For me, it is a real tragedy that we don’t teach pranayama more in modern yoga practices, and even when we do, they are often combined with movements; and this prevents us from seeing into the incredibly rewarding world of transcendent experiences that yogis since time immemorial have been telling us about. How would I be able to speak to these powerful distinctions if I hadn’t spent many hours examining them in light of my experiences? Time must be taken.
The lessons are silent and subtle but world-shaking. Speaking for myself, my entire identity shifted in relation to just prana alone, after some years of consistent practice.

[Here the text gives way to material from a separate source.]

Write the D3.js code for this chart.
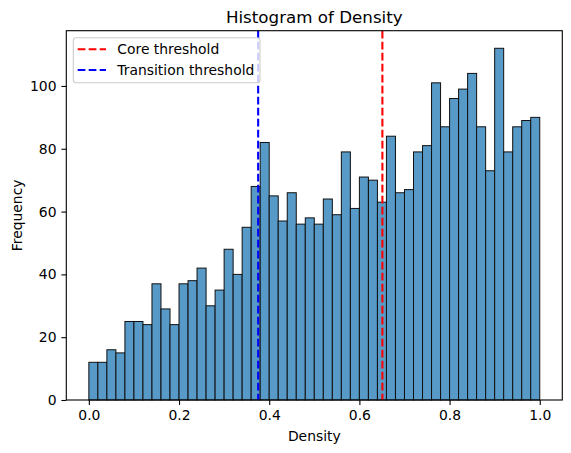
<!DOCTYPE html>
<html>
<head>
<meta charset="utf-8">
<script src="https://cdn.jsdelivr.net/npm/d3@7"></script>
<style>
  body { margin: 0; background: #fff; }
  text { font-family: "DejaVu Sans", sans-serif; fill: #000; }
</style>
</head>
<body>
<svg id="chart" width="571" height="453"></svg>
<script>
// histogram counts, 50 equal bins over [0, 1]
const binStart = 0, binEnd = 1
const counts = [12, 12, 16, 15, 25, 25, 24, 37, 29, 24,
                37, 38, 42, 30, 35, 48, 40, 55, 68, 82,
                65, 57, 66, 56, 58, 56, 64, 59, 79, 61,
                71, 70, 63, 84, 66, 67, 79, 81, 101, 87,
                96, 99, 104, 87, 73, 112, 79, 87, 89, 90]
const xTicks = [0, 0.2, 0.4, 0.6, 0.8, 1.0]
const yTicks = [0, 20, 40, 60, 80, 100]
const thresholds = [
  { name: 'Core threshold', value: 0.651, color: 'red' },
  { name: 'Transition threshold', value: 0.3755, color: 'blue' }
]

const binW = (binEnd - binStart) / counts.length
const bins = counts.map((c, i) => ({ x0: binStart + i * binW, x1: binStart + (i + 1) * binW, n: c }))

const svg = d3.select('#chart')
const m = { left: 66.3, right: 562.3, top: 30.7, bottom: 400 }

const x = d3.scaleLinear().domain([-0.05, 1.05]).range([m.left, m.right])
const y = d3.scaleLinear().domain([0, d3.max(counts) * 1.05]).range([m.bottom, m.top])

// bars
svg.append('g')
  .selectAll('rect')
  .data(bins)
  .enter()
  .append('rect')
  .attr('x', d => x(d.x0))
  .attr('y', d => y(d.n))
  .attr('width', d => x(d.x1) - x(d.x0))
  .attr('height', d => y(0) - y(d.n))
  .style('fill', '#5799c7')
  .style('stroke', '#111')
  .style('stroke-width', 1)

// threshold lines
svg.append('g')
  .selectAll('line')
  .data(thresholds)
  .enter()
  .append('line')
  .attr('x1', d => x(d.value))
  .attr('x2', d => x(d.value))
  .attr('y1', m.top)
  .attr('y2', m.bottom)
  .style('stroke', d => d.color)
  .style('stroke-width', 2.08)
  .style('stroke-dasharray', '7.7,3.3')

// axes
const xAxis = d3.axisBottom(x).tickValues(xTicks).tickFormat(d3.format('.1f')).tickSize(4.9).tickPadding(4.9)
const yAxis = d3.axisLeft(y).tickValues(yTicks).tickFormat(d3.format('d')).tickSize(4.9).tickPadding(4.9)

const gx = svg.append('g').attr('transform', `translate(0,${m.bottom})`).call(xAxis)
const gy = svg.append('g').attr('transform', `translate(${m.left},0)`).call(yAxis)
;[gx, gy].forEach(g => {
  g.select('.domain').remove()
  g.selectAll('line').style('stroke', '#000').style('stroke-width', 1.1)
  g.selectAll('text').style('font-size', '13.9px').style('font-family', '"DejaVu Sans", sans-serif')
})

// frame
svg.append('rect')
  .attr('x', m.left).attr('y', m.top)
  .attr('width', m.right - m.left).attr('height', m.bottom - m.top)
  .style('fill', 'none').style('stroke', '#000').style('stroke-width', 1.1)

// labels
svg.append('text').attr('x', (m.left + m.right) / 2).attr('y', 22.5)
  .attr('text-anchor', 'middle').style('font-size', '16.7px').text('Histogram of Density')
svg.append('text').attr('x', (m.left + m.right) / 2).attr('y', 440.5)
  .attr('text-anchor', 'middle').style('font-size', '13.9px').text('Density')
svg.append('text').attr('transform', `translate(22,${(m.top + m.bottom) / 2}) rotate(-90)`)
  .attr('text-anchor', 'middle').style('font-size', '13.9px').text('Frequency')

// legend
const lg = svg.append('g')
lg.append('rect')
  .attr('x', 73.3).attr('y', 37.7).attr('width', 186.7).attr('height', 45)
  .attr('rx', 2.8)
  .style('fill', 'rgba(255,255,255,0.8)').style('stroke', '#ccc').style('stroke-width', 1.1)
const item = lg.selectAll('g.item')
  .data(thresholds)
  .enter()
  .append('g')
  .attr('class', 'item')
  .attr('transform', (d, i) => `translate(0,${49.3 + i * 20.7})`)
item.append('line')
  .attr('x1', 77.7).attr('x2', 106).attr('y1', 0).attr('y2', 0)
  .style('stroke', d => d.color).style('stroke-width', 2.08)
  .style('stroke-dasharray', '7.7,3.3')
item.append('text')
  .attr('x', 117.3).attr('y', 5)
  .style('font-size', '13.9px')
  .text(d => d.name)
</script>
</body>
</html>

So, as with most answers to yoga, yes/no answers are less relevant than to show why sleep is simply ‘less appropriate’ than giving yourself the benefit of exploring your vast reservoir of parasympathetic experiences; which are themselves informed by the mystery of your mind/wisdom/energy subtle systems. Until finally an understanding of one’s karmic responsibility lay out beyond these grosser experiences, found through the meditation you can begin to have by dropping these increasingly subtle ‘limiting adjuncts’ (upadhis).
Resolving these consciously brings about the REAL bliss of existence/knowledge/bliss (satchitananda), and inevitably the Self-realization that was expressed by Sage Patanjali in the Yoga Sutras.
In the end, I am encouraging you to look beyond sleep to wake up the Self, which is your True Nature. Sleep will only impede your journey to this.